Sharp rise in support for united Ireland, survey reveals
Five-point increase in backing for unification, at 22% – which is up from 17% in 2013
According to the data there is still a significant percentage of people in favour of Northern Ireland remaining part of the United Kingdom. Photograph: Getty Images
There has been a significant statistical increase in support for a united Ireland among people in the North, according to a new survey conducted by Ipsos Mori.
The face-to-face survey of more than 1,000 people carried out across Northern Ireland on behalf of BBC political programme The View, between August 16th and September 2nd, indicates a five-point increase in support for a United Ireland (22 per cent), from 17 per cent in 2013 . This is regarded as a significant change.
More than four out of 10 people with a Catholic background (43 per cent) would back a United Ireland, up from 35 per cent in 2013, an increase regarded as statistically significant.
When respondents from across the North were asked if the government should call a referendum on the Border, 33 per cent of people said No and 52 per cent said Yes, while 15 per cent were don’t know.
A majority of Protestants were against the idea, with 72 per cent No and 53 per cent of Catholics Yes.
According to the data there is still a significant percentage of people in favour of Northern Ireland remaining part of the United Kingdom.
When asked how they would vote if there was a referendum on the Border, 63 per cent of respondents said they would vote to stay in the UK, down 2 per cent on 2013.
From 2013 there has been a 5 per cent increase to 22 per cent among those who said the would vote to join the Republic of Ireland.

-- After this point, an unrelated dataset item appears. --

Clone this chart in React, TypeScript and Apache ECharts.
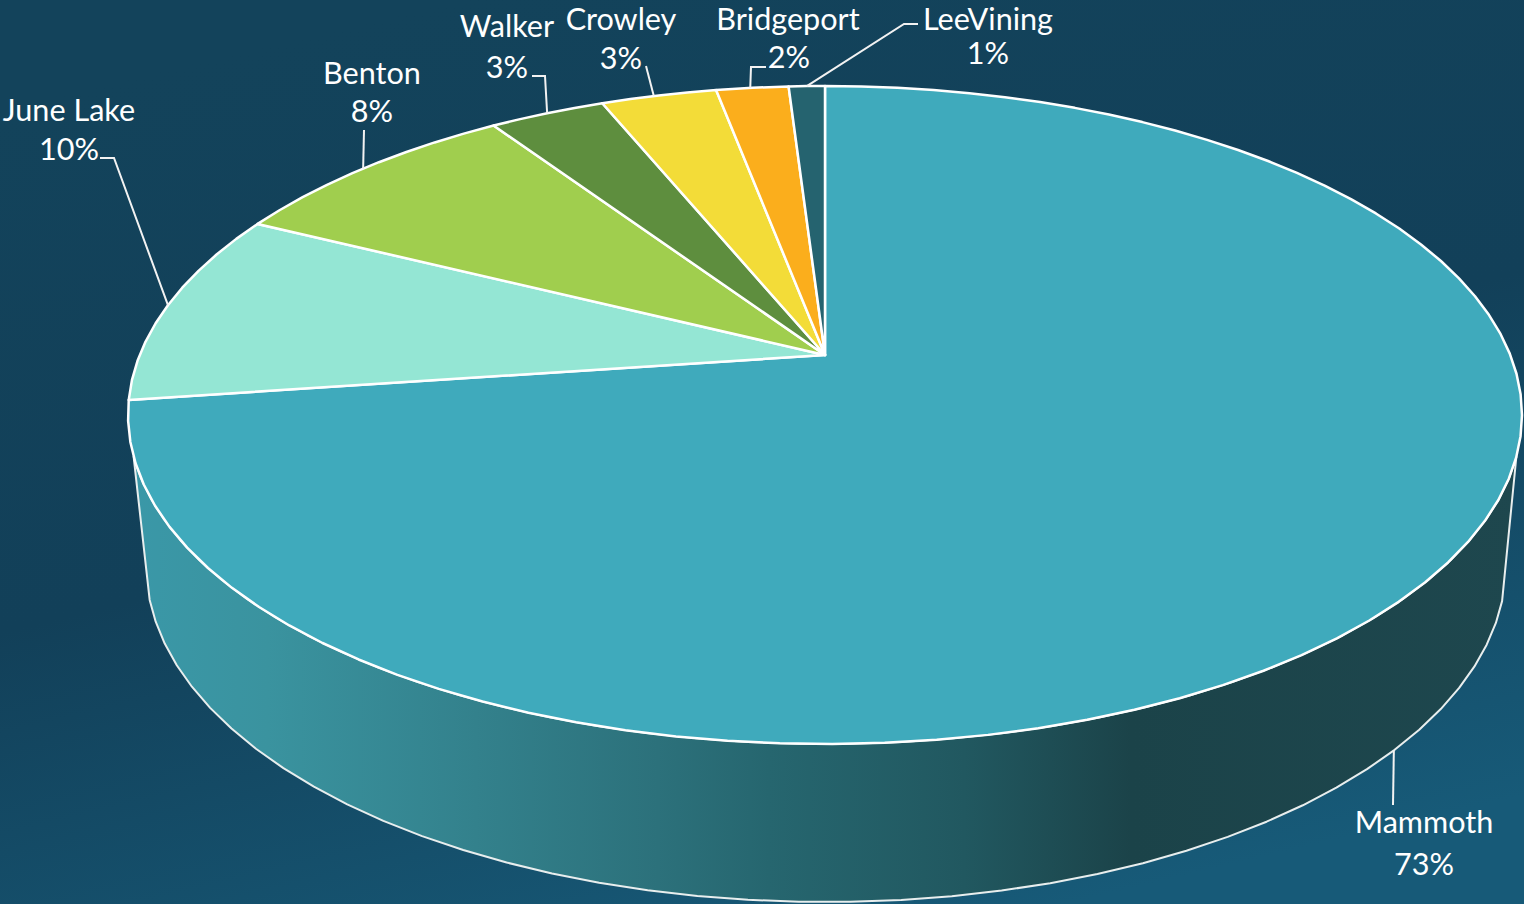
import React, { useEffect, useRef } from "react";
import * as echarts from "echarts";

const categories = ["Mammoth", "June Lake", "Benton", "Walker", "Crowley", "Bridgeport", "LeeVining"];
const shares = [72.8, 9.55, 8.25, 3.2, 3.2, 2.0, 1.0];
const sliceColors = ["#3FAABC", "#94E6D4", "#A0CE4E", "#5E8E3E", "#F3DC38", "#FBAE1C", "#25636F"];

const W = 1524;
const H = 904;
const FONT = "30.6px Lato";
const PERSPECTIVE = -0.1824;
const topRim = { cx: 825, cy: 415, rx: 697, ry: 329 };
const bottomRim = { cx: 826, cy: 565, rx: 680, ry: 337 };
const wallTop = [107.6, 252.4];
const wallBottom = [106.5, 253.7];

// label layout: name position, percent position, leader bend points, leader start nudge in degrees
const labelLayout = [
  { name: [1424, 821], pct: [1424, 863], leader: [[1393, 805]], onBottomRim: true, nudge: 0.7 },
  { name: [69, 109], pct: [69, 148], leader: [[114, 158], [100, 158]], nudge: 0 },
  { name: [372, 72.5], pct: [372, 110.5], leader: [[364, 130]], nudge: -0.3 },
  { name: [507, 25], pct: [507, 66], leader: [[545, 76], [532, 76]], nudge: 0 },
  { name: [621, 18.5], pct: [621, 57], leader: [[646, 66]], nudge: -0.5 },
  { name: [788, 18.5], pct: [789, 56], leader: [[751, 67], [766, 67]], nudge: -0.2 },
  { name: [988, 18.5], pct: [988, 52], leader: [[904, 24], [918, 24]], nudge: 0 },
];

type Rim = { cx: number; cy: number; rx: number; ry: number };

function project(rim: Rim, deg: number): number[] {
  const t = (deg * Math.PI) / 180;
  const k = PERSPECTIVE;
  const u = Math.sin(t);
  const v = -Math.cos(t);
  const y0 = rim.cy - rim.ry;
  const y1 = rim.cy + rim.ry;
  const b = (y0 * (1 - k) + y1 * (1 + k)) / 2;
  const a = (y1 * (1 + k) - y0 * (1 - k)) / 2;
  const c = rim.rx * Math.sqrt(1 - k * k);
  const d = 1 + k * v;
  return [rim.cx + (c * u) / d, (a * v + b) / d];
}

function arc(rim: Rim, from: number, to: number): number[][] {
  const step = 3.6;
  const n = Math.max(1, Math.ceil(Math.abs(to - from) / step));
  const pts: number[][] = [];
  for (let i = 0; i <= n; i++) pts.push(project(rim, from + ((to - from) * i) / n));
  return pts;
}

function pieCenter(rim: Rim): number[] {
  const k = PERSPECTIVE;
  const y0 = rim.cy - rim.ry;
  const y1 = rim.cy + rim.ry;
  return [rim.cx, (y0 * (1 - k) + y1 * (1 + k)) / 2];
}

export default function App() {
  const ref = useRef<HTMLDivElement>(null);
  useEffect(() => {
    document.body.style.margin = "0";
    const chart = echarts.init(ref.current!, null, { renderer: "svg" });
    const total = shares.reduce((s, v) => s + v, 0);
    const renderItem = (params: any, api: any) => {
      const i = params.dataIndex;
      const value = api.value(0);
      let before = 0;
      for (let j = 0; j < i; j++) before += shares[j];
      const start = (before / total) * 360;
      const end = ((before + value) / total) * 360;
      const layout = labelLayout[i];
      const mid = (start + end) / 2 + layout.nudge;
      const children: any[] = [];
      if (i === 0) {
        const points = [
          ...arc(topRim, wallTop[0], wallTop[1]),
          ...arc(bottomRim, wallBottom[1], wallBottom[0]),
        ];
        children.push({
          type: "polygon",
          shape: { points },
          style: {
            fill: new echarts.graphic.LinearGradient(
              topRim.cx - topRim.rx,
              0,
              topRim.cx + topRim.rx,
              0,
              [
                { offset: 0, color: "#3A98A8" },
                { offset: 0.1, color: "#3A939F" },
                { offset: 0.25, color: "#33818C" },
                { offset: 0.38, color: "#2C717B" },
                { offset: 0.46, color: "#26666F" },
                { offset: 0.6, color: "#215860" },
                { offset: 0.72, color: "#1B4349" },
                { offset: 1, color: "#1E474E" },
              ],
              true
            ),
            stroke: "#E8EEEE",
            lineWidth: 2,
            lineJoin: "round",
          },
        });
      }
      children.push({
        type: "polygon",
        shape: { points: [pieCenter(topRim), ...arc(topRim, start, end)] },
        style: { fill: sliceColors[i], stroke: "#FFFFFF", lineWidth: 2.5, lineJoin: "round" },
      });
      const anchor = project(layout.onBottomRim ? bottomRim : topRim, mid);
      children.push({
        type: "polyline",
        shape: { points: [anchor, ...layout.leader] },
        style: { fill: "none", stroke: "#F2F2F2", lineWidth: 2 },
      });
      const textStyle = { fill: "#FFFFFF", font: FONT, align: "center", verticalAlign: "middle" };
      children.push({
        type: "text",
        style: { ...textStyle, text: categories[i], x: layout.name[0], y: layout.name[1] },
      });
      children.push({
        type: "text",
        style: {
          ...textStyle,
          text: `${Math.round((value / total) * 100)}%`,
          x: layout.pct[0],
          y: layout.pct[1],
        },
      });
      return { type: "group", children };
    };
    chart.setOption({
      animation: false,
      backgroundColor: {
        type: "linear",
        x: 0.3,
        y: 0,
        x2: 0.7,
        y2: 1,
        colorStops: [
          { offset: 0, color: "#13435B" },
          { offset: 0.5, color: "#124059" },
          { offset: 1, color: "#175A78" },
        ],
      },
      series: [
        {
          type: "custom",
          coordinateSystem: "none",
          silent: true,
          clip: false,
          renderItem,
          data: shares.map((v) => [v]),
        },
      ],
    });
    return () => chart.dispose();
  }, []);
  return <div ref={ref} style={{ width: W, height: H }} />;
}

When the 2016 results are broken down by religion, 88 per cent of Protestants and 37 per cent of Catholics said they would vote to stay in the UK, while 5 per cent of Protestants and 43 per cent of Catholics said they would vote to join the Republic of Ireland.
Some 83 per cent said the Brexit decision had not altered their position, while 17 per cent indicated it had changed their thinking.
Those whose views had been influenced by the EU result were slightly more likely to be female, from a Catholic background and drawn from the affluent AB social classes.